Controversy Dogs Israel’s Latest Nobel Laureate
Professor Daniel Shechtman, based at the Israel Institute of Technology, Haifa has won this year’s Nobel Prize for Chemistry for groundbreaking research he did almost 30 years ago.
But when Shechtman first published his discovery of ‘quasicrystals’ in 1982, he was derided by many influential colleagues including double Nobel Prize winner, Linus Pauling who scoffed:
“Danny Shechtman is talking nonsense. There is no such thing as quasicrystals, only quasi-scientists."
And even as Professor Shechtman began to enjoy the accolades showered upon him earlier today, commentators on the British Guardian newspaper’s ‘Nobel Prize in Chemistry 2011 – live blog’ accused the Nobel Award Committee of ‘Zionist bias’. Indeed, several comments have been removed for not abiding by the Guardian’s ‘community standards’.

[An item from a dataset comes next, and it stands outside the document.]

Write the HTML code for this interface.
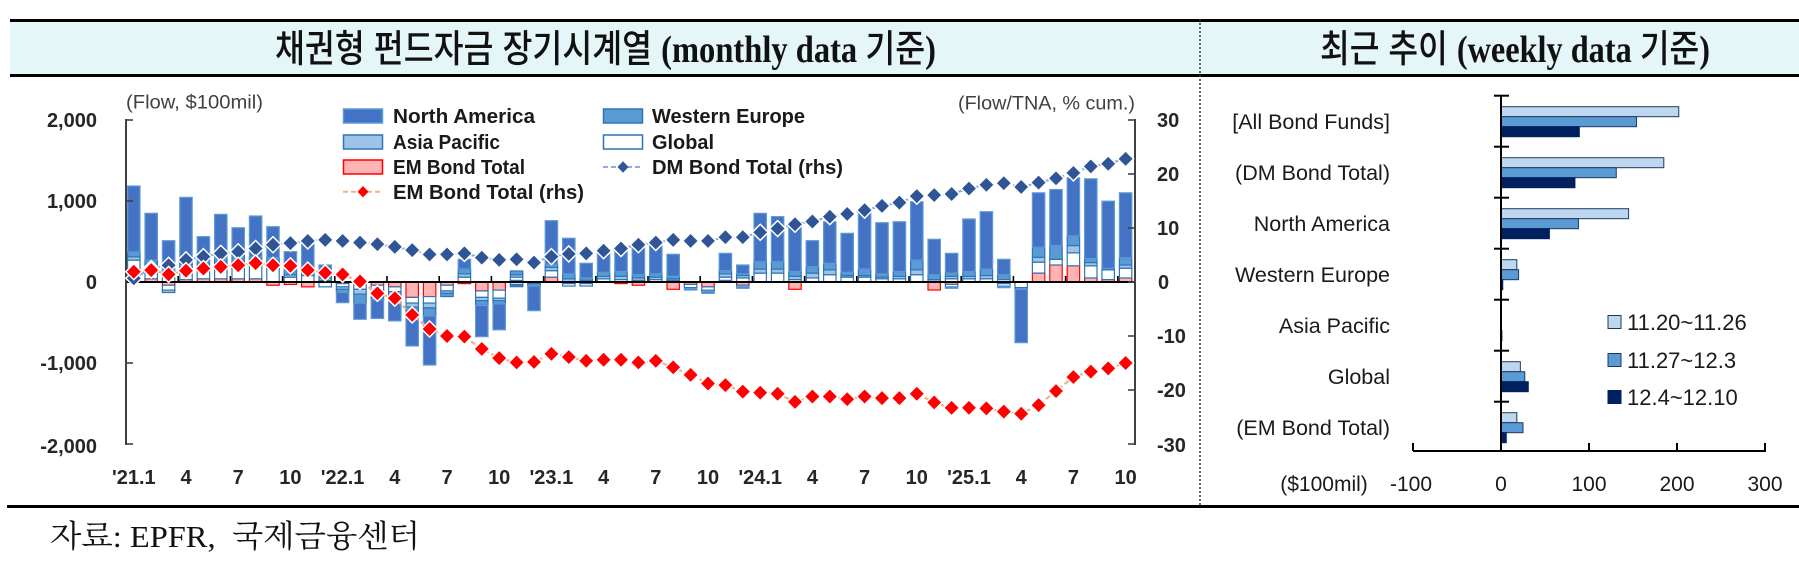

Since Professor Shechtman’s landmark discovery - which has altered forever the way other chemists look at solid matter - quasicrystals have been produced in laboratories. Moreover and, coincidentally for the Nobel Award committee, a Swedish company found them in one of the most durable kinds of steel, which is now used in products like razor blades and thin needles made for eye surgery.